I shook my head. “What do you think is going to happen? Death by paper cut?”
“Death by boredom,” said Dad.
I sighed. “I’m doing this. It’s what I want.”
“Like you wanted to be a pharmacist,” said Mom.
I glared at them. “I was four. It was a phase. This is serious.”
“He was so cute in his white lab coat, counting pills,” said Dad.
“Always so particular about everything,” said Mom.
Dad said, “Everything in its place. Everything just so. Victor always has to have order.”
Mom frowned, “Never chaos.”
“You should try it sometime,” said Dad. “Chaos is fun!”
“Enough!” I snapped.
Mom smiled. “There’s our little supervillain.”
“He’s in there,” said Dad. “Hiding.”
“I’m going,” I said.
I headed for the front door of the library.
“You forgot something!” yelled Mom.
I stopped. “What?”
I turned and looked back. It’s true. They did love me. And I loved them.
It’s just that at that particular moment I didn’t like them very much.
I opened the door to the library. And it hit me.
You probably think I think books smell like sunshine. Or puppies. Or rainbows. Or unicorns (that poop rainbows).
No. Books smell like mystery. Books smell like an old donut in the back of the refrigerator. It might be good. It might not. What’s inside? Is it fun? Is it scary? Is it boring? Will it kill me? Will it save me? Will it take me where I never knew I wanted to go?
“I think they smell like pudding,” said a woman’s voice.
“I think they smell like warm socks right out of the dryer,” said another woman.
“I think they smell like the last leaf of autumn,” said a third woman. “The one that falls to your feet and crumbles into a thousand pieces of possibility.”
I turned to see three women.
“You must be Victor,” said the woman in the center. “I’m the head librarian, Mrs. Wibble.”
Mrs. Wibble looked like a librarian. Sweet, patient, with just a glint of steel in her eye. Or was that library paste?
“Hello,” I said.
Mrs. Wibble gestured to the other women. “This is Ms. Orion and this is Mrs. Rotel.”
“Charmed to make your acquaintance,” said Ms. Orion.
“He doesn’t look like a supervillain,” said Mrs. Rotel.
“I’m not!” I said a little too loud.
“No,” said Mrs. Wibble. “No, today you’re a junior librarian.”

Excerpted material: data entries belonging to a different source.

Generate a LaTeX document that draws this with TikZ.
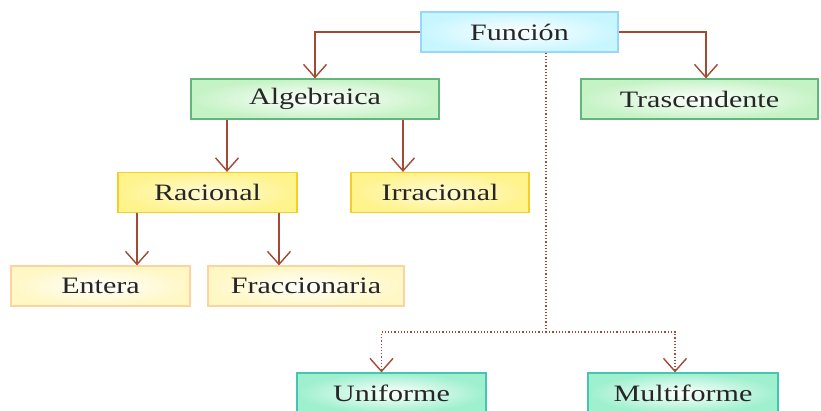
\documentclass[tikz,border=0pt]{standalone}
\usepackage{fontspec}
\setmainfont[FakeStretch=1.28]{Liberation Serif}
\definecolor{fnborder}{HTML}{99D6FF}
\definecolor{fnfill}{HTML}{C8F6FF}
\definecolor{grborder}{HTML}{62B67C}
\definecolor{grfill}{HTML}{C6F3C6}
\definecolor{yeborder}{HTML}{F4CE2A}
\definecolor{yefill}{HTML}{FFF38C}
\definecolor{ltborder}{HTML}{FFD3A0}
\definecolor{ltfill}{HTML}{FFF7C4}
\definecolor{mnborder}{HTML}{45C6B2}
\definecolor{mnfill}{HTML}{9EF0CE}
\definecolor{arrbrown}{HTML}{A24A32}
\usetikzlibrary{arrows.meta}
\tikzset{
	fbox/.style={rectangle, minimum height=40pt, inner sep=0pt, line width=1.2pt,
		font=\fontsize{23.5}{27}\selectfont, text=black!85},
	cyanbox/.style={fbox, draw=fnborder, shading=radial, inner color=white, outer color=fnfill},
	greenbox/.style={fbox, draw=grborder, shading=radial, inner color=white, outer color=grfill},
	yellowbox/.style={fbox, draw=yeborder, shading=radial, inner color=yefill!35, outer color=yefill},
	paleybox/.style={fbox, draw=ltborder, shading=radial, inner color=white, outer color=ltfill},
	mintbox/.style={fbox, draw=mnborder, shading=radial, inner color=white, outer color=mnfill},
	barr/.style={-{Straight Barb[length=13pt,width=23pt,line width=1.4pt]}, line width=1.6pt, draw=arrbrown},
	darr/.style={barr, line width=1.2pt, dotted}
}

\begin{document}
\begin{tikzpicture}[x=1pt, y=1pt]
	\useasboundingbox (0,0) rectangle (821,-410);
	\clip (0,0) rectangle (821,-410);
	% nodes
	\node[cyanbox, minimum width=197pt] (fun) at (519.5,-32) {Función};
	\node[greenbox, minimum width=248pt] (alg) at (315,-99) {Algebraica};
	\node[greenbox, minimum width=237pt] (tra) at (699.5,-99) {Trascendente};
	\node[yellowbox, minimum width=179pt] (rac) at (207.5,-192.5) {Racional};
	\node[yellowbox, minimum width=178pt] (irr) at (440,-192.5) {Irracional};
	\node[paleybox, minimum width=179pt] (ent) at (100.5,-286) {Entera};
	\node[paleybox, minimum width=196pt] (fra) at (306,-286) {Fraccionaria};
	\node[mintbox, minimum width=189pt] (uni) at (391.5,-393) {Uniforme};
	\node[mintbox, minimum width=190pt] (mul) at (683,-393) {Multiforme};
	% connectors
	\draw[barr] (fun.west) -| (alg.north);
	\draw[barr] (fun.east) -| ([xshift=6.5pt]tra.north);
	\draw[barr] ([xshift=-88pt]alg.south) -- ([xshift=-88pt]alg.south |- rac.north);
	\draw[barr] ([xshift=88pt]alg.south) -- ([xshift=88pt]alg.south |- irr.north);
	\draw[barr] ([xshift=-70.5pt]rac.south) -- ([xshift=-70.5pt]rac.south |- ent.north);
	\draw[barr] ([xshift=71.5pt]rac.south) -- ([xshift=71.5pt]rac.south |- fra.north);
	\coordinate (split) at ([xshift=26.5pt]fun.south |- 0,-332);
	\draw[darr, -] ([xshift=26.5pt]fun.south) -- (split);
	\draw[darr] (split) -| ([xshift=-10pt]uni.north);
	\draw[darr] (split) -| ([xshift=-8pt]mul.north);
\end{tikzpicture}
\end{document}
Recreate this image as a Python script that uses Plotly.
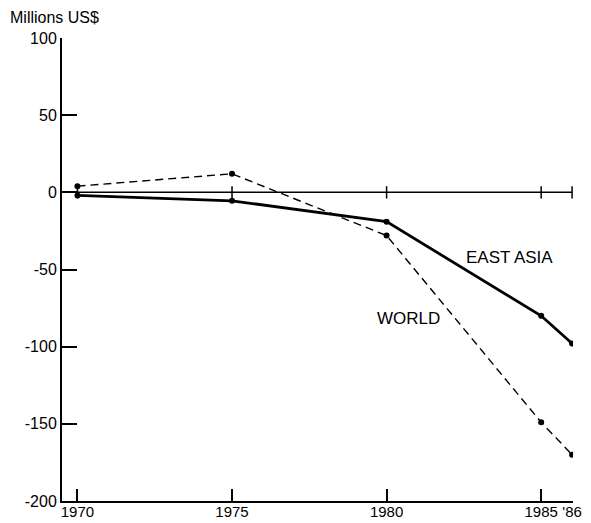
import plotly.graph_objects as go

years = [1970, 1975, 1980, 1985, 1986]
world = [4, 12, -28, -149, -170]
east_asia = [-2, -5.5, -19, -80, -98]
xtick_vals = [1970, 1975, 1980, 1985, 1986]
xtick_text = ["1970", "1975", "1980", "1985", "'86"]
ytick_vals = [100, 50, 0, -50, -100, -150, -200]
ytick_text = ["100", "50", "0", "-50", "-100", "-150", "-200"]

FONT = "Liberation Sans"
fig = go.Figure()

# zero reference line with crossing ticks
fig.add_trace(go.Scatter(x=[1969.5, xtick_vals[-1]], y=[0, 0], mode="lines",
                         line=dict(color="black", width=1.5), hoverinfo="skip", showlegend=False))
for xv in xtick_vals:
    fig.add_trace(go.Scatter(x=[xv, xv], y=[-4, 4], mode="lines",
                             line=dict(color="black", width=1.5), hoverinfo="skip", showlegend=False))

fig.add_trace(go.Scatter(x=years, y=world, mode="lines+markers", name="WORLD",
                         line=dict(color="black", width=1.4, dash="8px,5px"),
                         marker=dict(color="black", size=6), showlegend=False))
fig.add_trace(go.Scatter(x=years, y=east_asia, mode="lines+markers", name="EAST ASIA",
                         line=dict(color="black", width=2.8),
                         marker=dict(color="black", size=6), showlegend=False))

fig.add_annotation(x=1982.5, y=-42.5, text="EAST ASIA", showarrow=False,
                   font=dict(family=FONT, size=17, color="black"), xanchor="left")
fig.add_annotation(x=1981.8, y=-81.5, text="WORLD", showarrow=False,
                   font=dict(family=FONT, size=17, color="black"), xanchor="right")
fig.add_annotation(x=0, y=1.0, xref="paper", yref="paper", xshift=-54, yshift=10,
                   text="Millions US$", showarrow=False, xanchor="left", yanchor="bottom",
                   font=dict(family=FONT, size=16, color="black"))

fig.update_layout(
    width=583, height=515,
    margin=dict(l=54, r=18, t=30, b=22),
    paper_bgcolor="white", plot_bgcolor="white",
    font=dict(family=FONT, size=16, color="black"),
    xaxis=dict(range=[1969.5, 1986.03], tickvals=xtick_vals, ticktext=xtick_text,
               ticks="inside", ticklen=12, tickwidth=2, tickcolor="black",
               ticklabelstandoff=-4, tickfont=dict(size=15),
               showline=True, linecolor="black", linewidth=2, showgrid=False,
               zeroline=False, automargin=False, fixedrange=True),
    yaxis=dict(range=[-200, 100], tickvals=ytick_vals, ticktext=ytick_text,
               ticks="inside", ticklen=15, tickwidth=2, tickcolor="black",
               showline=True, linecolor="black", linewidth=2, showgrid=False,
               zeroline=False, automargin=False, fixedrange=True),
)

fig.write_html("out.html")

“With a lot to learn,” said Ms. Orion.
I looked around. The library was huge. Sunlight streamed through floor-to-ceiling windows illuminating endless rows of books. Tiny dust motes danced in the sunbeams as though they were excited to be there. Because, apparently, no one else was.
“Where is everyone?” I asked.
There was a pause as the three librarians shared a look.

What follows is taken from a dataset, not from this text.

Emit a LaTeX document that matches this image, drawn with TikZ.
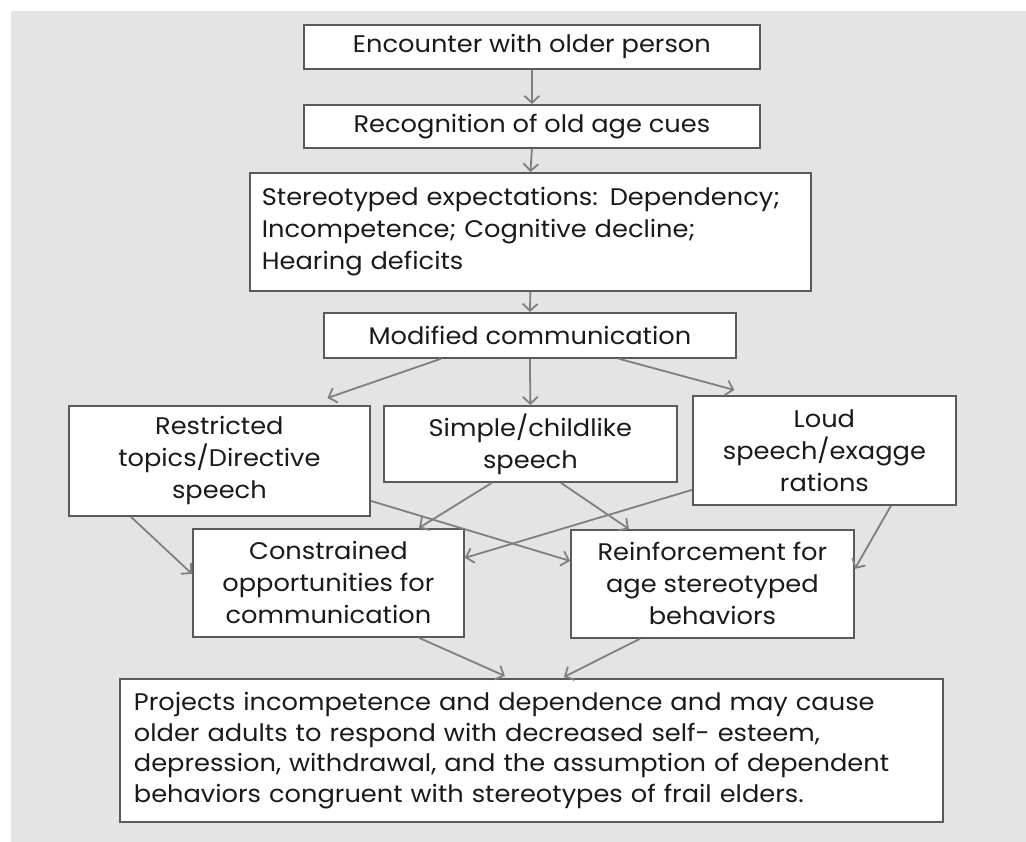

“Slow day,” said Mrs. Wibble.
“Mondays are always slow,” said Ms. Orion.
Mrs. Rotel added, “And Tuesdays. And Wednesdays. And…”

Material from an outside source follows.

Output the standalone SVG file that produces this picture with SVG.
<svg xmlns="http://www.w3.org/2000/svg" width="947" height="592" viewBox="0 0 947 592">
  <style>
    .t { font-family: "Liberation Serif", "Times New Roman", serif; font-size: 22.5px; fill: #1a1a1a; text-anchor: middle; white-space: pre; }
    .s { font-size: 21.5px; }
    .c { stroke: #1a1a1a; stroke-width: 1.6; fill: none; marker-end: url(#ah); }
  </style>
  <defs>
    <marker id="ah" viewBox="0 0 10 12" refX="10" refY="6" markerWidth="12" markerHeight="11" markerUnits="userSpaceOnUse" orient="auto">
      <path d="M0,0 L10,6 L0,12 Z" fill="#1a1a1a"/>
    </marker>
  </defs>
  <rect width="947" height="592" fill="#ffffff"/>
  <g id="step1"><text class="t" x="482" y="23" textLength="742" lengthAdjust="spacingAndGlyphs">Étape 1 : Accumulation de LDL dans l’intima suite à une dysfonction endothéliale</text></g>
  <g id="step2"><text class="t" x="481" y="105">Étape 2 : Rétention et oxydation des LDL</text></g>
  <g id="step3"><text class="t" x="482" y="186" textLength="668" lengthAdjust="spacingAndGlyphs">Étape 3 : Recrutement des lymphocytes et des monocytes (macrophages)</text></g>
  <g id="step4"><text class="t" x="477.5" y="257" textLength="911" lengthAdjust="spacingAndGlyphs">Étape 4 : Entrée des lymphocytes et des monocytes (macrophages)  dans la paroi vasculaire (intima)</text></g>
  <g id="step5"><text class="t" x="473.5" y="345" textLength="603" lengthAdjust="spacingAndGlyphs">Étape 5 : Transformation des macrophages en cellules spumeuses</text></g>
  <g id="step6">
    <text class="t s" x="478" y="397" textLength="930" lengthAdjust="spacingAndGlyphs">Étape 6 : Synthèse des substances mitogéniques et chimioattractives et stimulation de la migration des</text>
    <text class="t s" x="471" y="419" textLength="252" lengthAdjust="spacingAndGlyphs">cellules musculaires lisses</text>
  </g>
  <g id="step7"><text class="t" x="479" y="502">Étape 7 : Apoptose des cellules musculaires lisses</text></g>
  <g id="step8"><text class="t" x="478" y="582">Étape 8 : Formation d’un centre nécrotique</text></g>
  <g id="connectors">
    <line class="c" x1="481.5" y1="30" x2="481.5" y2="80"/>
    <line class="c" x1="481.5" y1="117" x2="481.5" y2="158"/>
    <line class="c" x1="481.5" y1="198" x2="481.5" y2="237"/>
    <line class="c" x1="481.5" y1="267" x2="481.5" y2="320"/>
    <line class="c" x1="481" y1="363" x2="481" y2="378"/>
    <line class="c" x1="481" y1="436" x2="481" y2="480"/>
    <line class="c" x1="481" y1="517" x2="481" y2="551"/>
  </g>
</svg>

Mrs. Wibble snapped, “Enough.”
Mrs. Rotel mimed zipping her lips shut.
“Not everyone likes to read,” I said.
“We’ve noticed,” said Mrs. Wibble.
“And we’re working on it,” said Ms. Orion, with a tone that suggested it was not only true, but certain.
There was a beat of silence. Then…
“Would you like to help us shelve some books?” said Mrs. Wibble.
“Would I!” I piped.
I know. I shouldn’t pipe. It’s unbecoming. But I don’t care. I like books. I like reading them. I like holding them. I like shelving them. In their proper place, according to the Dewey Decimal System.
Mrs. Wibble handed me a book. “Go for it.”
It was a book on owls.
Mortimer had known a lot of owls.
“Okay,” I said out loud, “This is a work of nonfiction. And it’s about animals. So that means it should be in the 500s, for science. Then the 590s, for animals. Then 598 for birds.”
“Wow,” said Ms. Orion. “He didn’t even have to look at the spine.”
“I spend a lot of time in libraries,” I said.
“Obviously,” said Mrs. Wibble.
I headed toward the proper stack. The bird books were on the top shelf. I rolled a ladder over and started to climb. I stopped halfway up. There was another book that caught my eye. It was mis-shelved; it didn’t belong in the science section. I pulled it out.
I smiled. No need for that now.
“Uh-oh,” said Mrs. Wibble.
Wait. I’m in a library. This shouldn’t be happening in a library.
Yet it is happening.
Wait. What exactly is happening?
What did I say before? Something about a nice quiet summer shelving books? Something about air-conditioning. Something about no super stuff!